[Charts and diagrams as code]
*-*-*

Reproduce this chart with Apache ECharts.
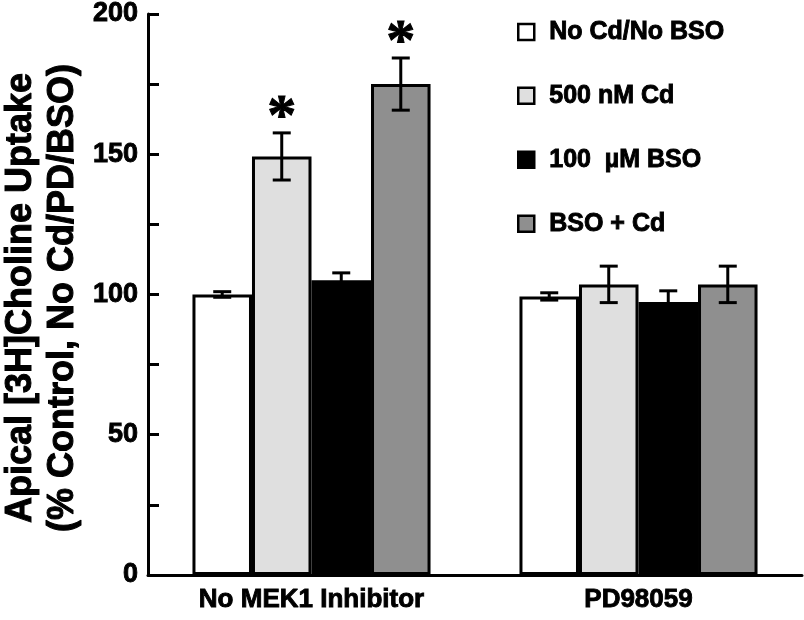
<!DOCTYPE html>
<html>
<head>
<meta charset="utf-8">
<script src="https://cdn.jsdelivr.net/npm/echarts@6/dist/echarts.min.js"></script>
<style>html,body{margin:0;padding:0;background:#fff}#c{width:804px;height:620px}</style>
</head>
<body>
<div id="c"></div>
<script>
// ---- data ----
const categories = ['No MEK1 Inhibitor', 'PD98059'];
const seriesNames = ['No Cd/No BSO', '500 nM Cd', '100  µM BSO', 'BSO + Cd'];
const noCdNoBso = [100, 99.3];
const cd500 = [149.2, 103.6];
const bso100 = [105.1, 97.3];
const bsoCd = [175, 103.6];
const errNoCdNoBso = [1, 1.3];
const errCd500 = [8.4, 6.5];
const errBso100 = [2.6, 4];
const errBsoCd = [9.3, 6.5];
const sigNoCdNoBso = ['', ''];
const sigCd500 = ['*', ''];
const sigBso100 = ['', ''];
const sigBsoCd = ['*', ''];
const yMin = 0, yMax = 200, yStep = 25, yLabelStep = 50;

// ---- chart ----
const BARW = 0.182;
const colors = ['#ffffff', '#dfdfdf', '#000000', '#8f8f8f'];
const vals = [noCdNoBso, cd500, bso100, bsoCd];
const errs = [errNoCdNoBso, errCd500, errBso100, errBsoCd];
const sigs = [sigNoCdNoBso, sigCd500, sigBso100, sigBsoCd];
const FONT = 'Liberation Sans, Arial, sans-serif';
const HEAVY = { textBorderColor: '#000', textBorderWidth: 0.9 };

const barSeries = vals.map((v, i) => ({
  name: seriesNames[i],
  type: 'bar',
  data: v,
  barWidth: (BARW * 100) + '%',
  barGap: '0%',
  itemStyle: { color: colors[i], borderColor: '#000', borderWidth: 3 },
  z: 2
}));

const errSeries = vals.map((v, i) => ({
  type: 'custom',
  data: v.map((val, j) => [j, val, errs[i][j]]),
  encode: { x: 0, y: 1 },
  z: 5,
  renderItem: function (params, api) {
    const cat = api.value(0), val = api.value(1), e = api.value(2);
    const band = api.size([1, 0])[0];
    const dx = (i - 1.5) * band * BARW;
    const top = api.coord([cat, val + e]);
    const bot = api.coord([cat, val - e]);
    const x = top[0] + dx;
    const cap = 9;
    const st = { stroke: '#000', lineWidth: 3 };
    const children = [
      { type: 'line', shape: { x1: x, y1: top[1], x2: x, y2: bot[1] }, style: st },
      { type: 'line', shape: { x1: x - cap, y1: top[1], x2: x + cap, y2: top[1] }, style: st },
      { type: 'line', shape: { x1: x - cap, y1: bot[1], x2: x + cap, y2: bot[1] }, style: st }
    ];
    const s = sigs[i][params.dataIndex];
    if (s) {
      children.push({
        type: 'text',
        style: { text: s, x: x, y: top[1] - 14, align: 'center', verticalAlign: 'middle',
          font: 'bold 58px "Liberation Serif", serif', fill: '#000', stroke: '#000', lineWidth: 1 }
      });
    }
    return { type: 'group', children: children };
  }
}));

const chart = echarts.init(document.getElementById('c'));
chart.setOption({
  animation: false,
  backgroundColor: '#fff',
  grid: { left: 148, right: 2, top: 13, bottom: 45, containLabel: false },
  legend: {
    data: seriesNames,
    orient: 'vertical',
    left: 517, top: 19,
    padding: 0,
    itemWidth: 16, itemHeight: 16,
    itemGap: 38,
    icon: 'rect',
    itemStyle: { borderColor: '#000', borderWidth: 2.5 },
    textStyle: Object.assign({ fontFamily: FONT, fontWeight: 'bold', fontSize: 25, color: '#000', lineHeight: 24, padding: [0, 0, 0, 10] }, HEAVY)
  },
  xAxis: {
    type: 'category',
    data: categories,
    axisLine: { lineStyle: { color: '#000', width: 3 } },
    axisTick: { inside: true, length: 10, lineStyle: { color: '#000', width: 3 } },
    axisLabel: Object.assign({ interval: 0, color: '#000', fontFamily: FONT, fontWeight: 'bold', fontSize: 26, margin: 12 }, HEAVY)
  },
  yAxis: {
    type: 'value',
    min: yMin, max: yMax, interval: yStep,
    axisLine: { show: true, lineStyle: { color: '#000', width: 3 } },
    axisTick: { show: true, inside: true, length: 11, lineStyle: { color: '#000', width: 3 } },
    splitLine: { show: false },
    axisLabel: Object.assign({ color: '#000', fontFamily: FONT, fontWeight: 'bold', fontSize: 27, margin: 10,
      formatter: v => (v % yLabelStep === 0 ? String(v) : '') }, HEAVY)
  },
  graphic: [{
    type: 'text',
    x: 42, y: 298,
    rotation: Math.PI / 2,
    style: {
      text: 'Apical [3H]Choline Uptake\n(% Control, No Cd/PD/BSO)',
      font: 'bold 36px "Liberation Sans", Arial, sans-serif',
      lineHeight: 42,
      align: 'center', verticalAlign: 'middle', fill: '#000', stroke: '#000', lineWidth: 1
    }
  }],
  series: barSeries.concat(errSeries)
});
</script>
</body>
</html>
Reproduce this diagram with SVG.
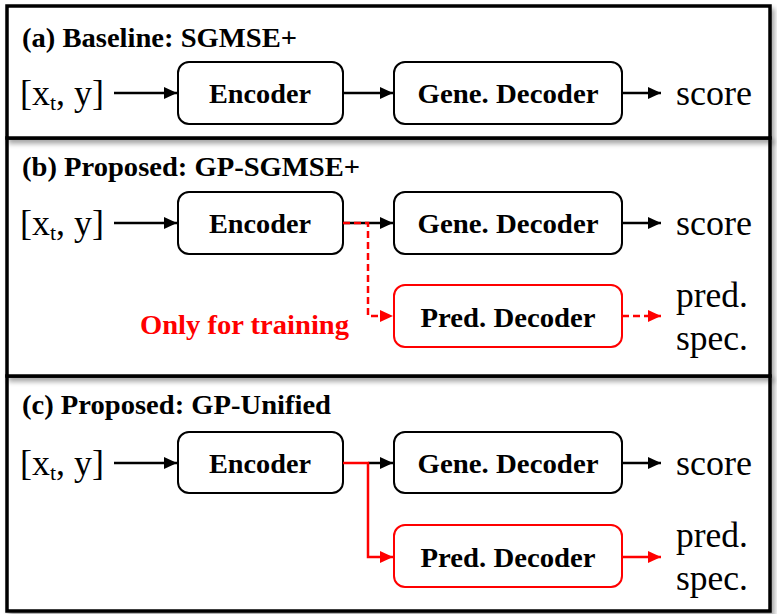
<svg xmlns="http://www.w3.org/2000/svg" width="777" height="614" viewBox="0 0 777 614">
<style>
.panel{fill:#fff;stroke:#000;stroke-width:3.5}
.box{fill:#fff;stroke:#000;stroke-width:2}
.rbox{fill:#fff;stroke:#ff0000;stroke-width:2}
.head{font-family:"Liberation Serif","Times New Roman",serif;font-weight:bold;font-size:27px;fill:#000}
.lbl{font-family:"Liberation Serif","Times New Roman",serif;font-weight:bold;font-size:28px;fill:#000;text-anchor:middle}
.io{font-family:"Liberation Serif","Times New Roman",serif;font-size:36px;fill:#000}
.red{fill:#ff0000}
.k{stroke:#000;stroke-width:2.5;fill:none}
.r{stroke:#ff0000;stroke-width:2.5;fill:none}
.rd{stroke:#ff0000;stroke-width:2.5;fill:none;stroke-dasharray:7 4}
</style>
<defs>
<filter id="sh" x="-5%" y="-5%" width="110%" height="115%">
<feGaussianBlur in="SourceAlpha" stdDeviation="2.5"/>
<feOffset dx="3" dy="4" result="b"/>
<feComponentTransfer><feFuncA type="linear" slope="0.35"/></feComponentTransfer>
<feMerge><feMergeNode/><feMergeNode in="SourceGraphic"/></feMerge>
</filter>
<marker id="ak" markerUnits="userSpaceOnUse" markerWidth="14" markerHeight="12" refX="13" refY="6" orient="auto"><path d="M0,0 L13,6 L0,12 Z" fill="#000"/></marker>
<marker id="ar" markerUnits="userSpaceOnUse" markerWidth="14" markerHeight="12" refX="13" refY="6" orient="auto"><path d="M0,0 L13,6 L0,12 Z" fill="#ff0000"/></marker>
</defs>
<rect width="777" height="614" fill="#fff"/>
<g id="panels">
<rect class="panel" x="7" y="376" width="763" height="235" filter="url(#sh)"/>
<rect class="panel" x="7" y="138" width="763" height="238" filter="url(#sh)"/>
<rect class="panel" x="7" y="6" width="763" height="132" filter="url(#sh)"/>
</g>
<g id="headings">
<text class="head" x="22" y="47" textLength="275" lengthAdjust="spacingAndGlyphs">(a) Baseline: SGMSE+</text>
<text class="head" x="22" y="176" textLength="338" lengthAdjust="spacingAndGlyphs">(b) Proposed: GP-SGMSE+</text>
<text class="head" x="22" y="414" textLength="309" lengthAdjust="spacingAndGlyphs">(c) Proposed: GP-Unified</text>
</g>
<g id="inputs">
<text class="io" x="20" y="105" textLength="84" lengthAdjust="spacingAndGlyphs">[x<tspan font-size="22" dy="5">t</tspan><tspan dy="-5">, y]</tspan></text>
<text class="io" x="20" y="235" textLength="84" lengthAdjust="spacingAndGlyphs">[x<tspan font-size="22" dy="5">t</tspan><tspan dy="-5">, y]</tspan></text>
<text class="io" x="20" y="475" textLength="84" lengthAdjust="spacingAndGlyphs">[x<tspan font-size="22" dy="5">t</tspan><tspan dy="-5">, y]</tspan></text>
</g>
<g id="enc-a"><rect class="box" x="178" y="62" width="165" height="62" rx="11"/><text class="lbl" x="260" y="103" textLength="102" lengthAdjust="spacingAndGlyphs">Encoder</text></g>
<g id="gen-a"><rect class="box" x="394" y="62" width="228" height="62" rx="11"/><text class="lbl" x="508" y="103" textLength="181" lengthAdjust="spacingAndGlyphs">Gene. Decoder</text></g>
<g id="enc-b"><rect class="box" x="178" y="192" width="165" height="62" rx="11"/><text class="lbl" x="260" y="233" textLength="102" lengthAdjust="spacingAndGlyphs">Encoder</text></g>
<g id="gen-b"><rect class="box" x="394" y="192" width="228" height="62" rx="11"/><text class="lbl" x="508" y="233" textLength="181" lengthAdjust="spacingAndGlyphs">Gene. Decoder</text></g>
<g id="pred-b"><rect class="rbox" x="394" y="285" width="228" height="62" rx="11"/><text class="lbl" x="508" y="327" textLength="175" lengthAdjust="spacingAndGlyphs">Pred. Decoder</text></g>
<g id="enc-c"><rect class="box" x="178" y="432" width="165" height="61" rx="11"/><text class="lbl" x="260" y="473" textLength="102" lengthAdjust="spacingAndGlyphs">Encoder</text></g>
<g id="gen-c"><rect class="box" x="394" y="432" width="228" height="61" rx="11"/><text class="lbl" x="508" y="473" textLength="181" lengthAdjust="spacingAndGlyphs">Gene. Decoder</text></g>
<g id="pred-c"><rect class="rbox" x="394" y="525" width="228" height="62" rx="11"/><text class="lbl" x="508" y="567" textLength="175" lengthAdjust="spacingAndGlyphs">Pred. Decoder</text></g>
<g id="outputs">
<text class="io" x="676" y="105" textLength="76" lengthAdjust="spacingAndGlyphs">score</text>
<text class="io" x="676" y="235" textLength="76" lengthAdjust="spacingAndGlyphs">score</text>
<text class="io" x="676" y="307" textLength="72" lengthAdjust="spacingAndGlyphs">pred.</text>
<text class="io" x="676" y="350" textLength="72" lengthAdjust="spacingAndGlyphs">spec.</text>
<text class="io" x="676" y="475" textLength="76" lengthAdjust="spacingAndGlyphs">score</text>
<text class="io" x="676" y="547" textLength="72" lengthAdjust="spacingAndGlyphs">pred.</text>
<text class="io" x="676" y="590" textLength="72" lengthAdjust="spacingAndGlyphs">spec.</text>
</g>
<text class="head red" x="140" y="334" textLength="209" lengthAdjust="spacingAndGlyphs">Only for training</text>
<g id="connectors">
<line class="k" x1="114" y1="93" x2="177" y2="93" marker-end="url(#ak)"/>
<line class="k" x1="343" y1="93" x2="393" y2="93" marker-end="url(#ak)"/>
<line class="k" x1="622" y1="93" x2="661" y2="93" marker-end="url(#ak)"/>
<line class="k" x1="114" y1="223" x2="177" y2="223" marker-end="url(#ak)"/>
<line class="k" x1="343" y1="223" x2="393" y2="223" marker-end="url(#ak)"/>
<line class="k" x1="622" y1="223" x2="661" y2="223" marker-end="url(#ak)"/>
<path class="rd" d="M343,223 H368 V316 H393" marker-end="url(#ar)"/>
<line class="rd" x1="622" y1="316" x2="661" y2="316" marker-end="url(#ar)"/>
<line class="k" x1="114" y1="463" x2="177" y2="463" marker-end="url(#ak)"/>
<line class="k" x1="368" y1="463" x2="393" y2="463" marker-end="url(#ak)"/>
<line class="k" x1="622" y1="463" x2="661" y2="463" marker-end="url(#ak)"/>
<path class="r" d="M343,463 H368 V557 H393" marker-end="url(#ar)"/>
<line class="r" x1="622" y1="557" x2="661" y2="557" marker-end="url(#ar)"/>
</g>
</svg>
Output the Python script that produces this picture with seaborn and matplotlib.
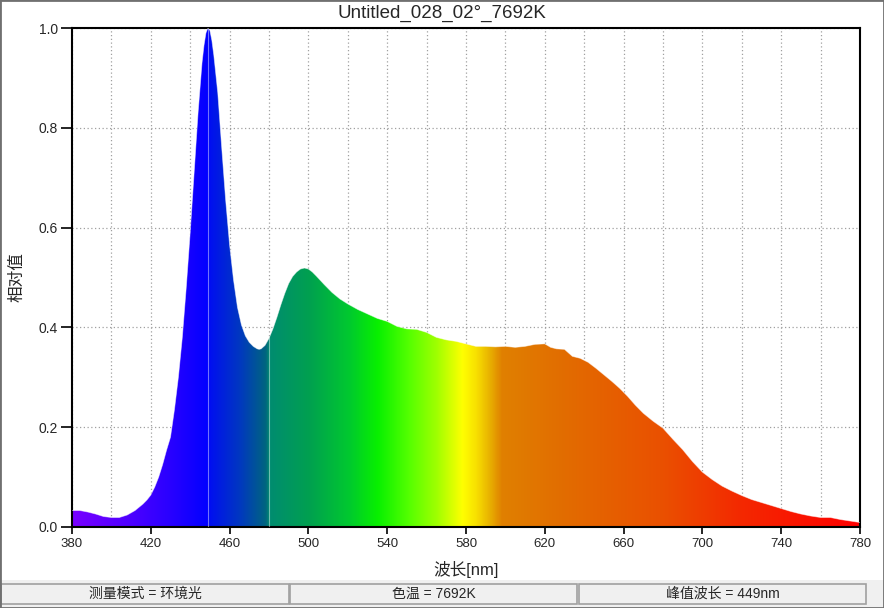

*-*-*

## TASK STATEMENT
How many lines of the entries above hold the string "script"? Reply with the number alone.

## ANSWER TO THE PROBLEM
4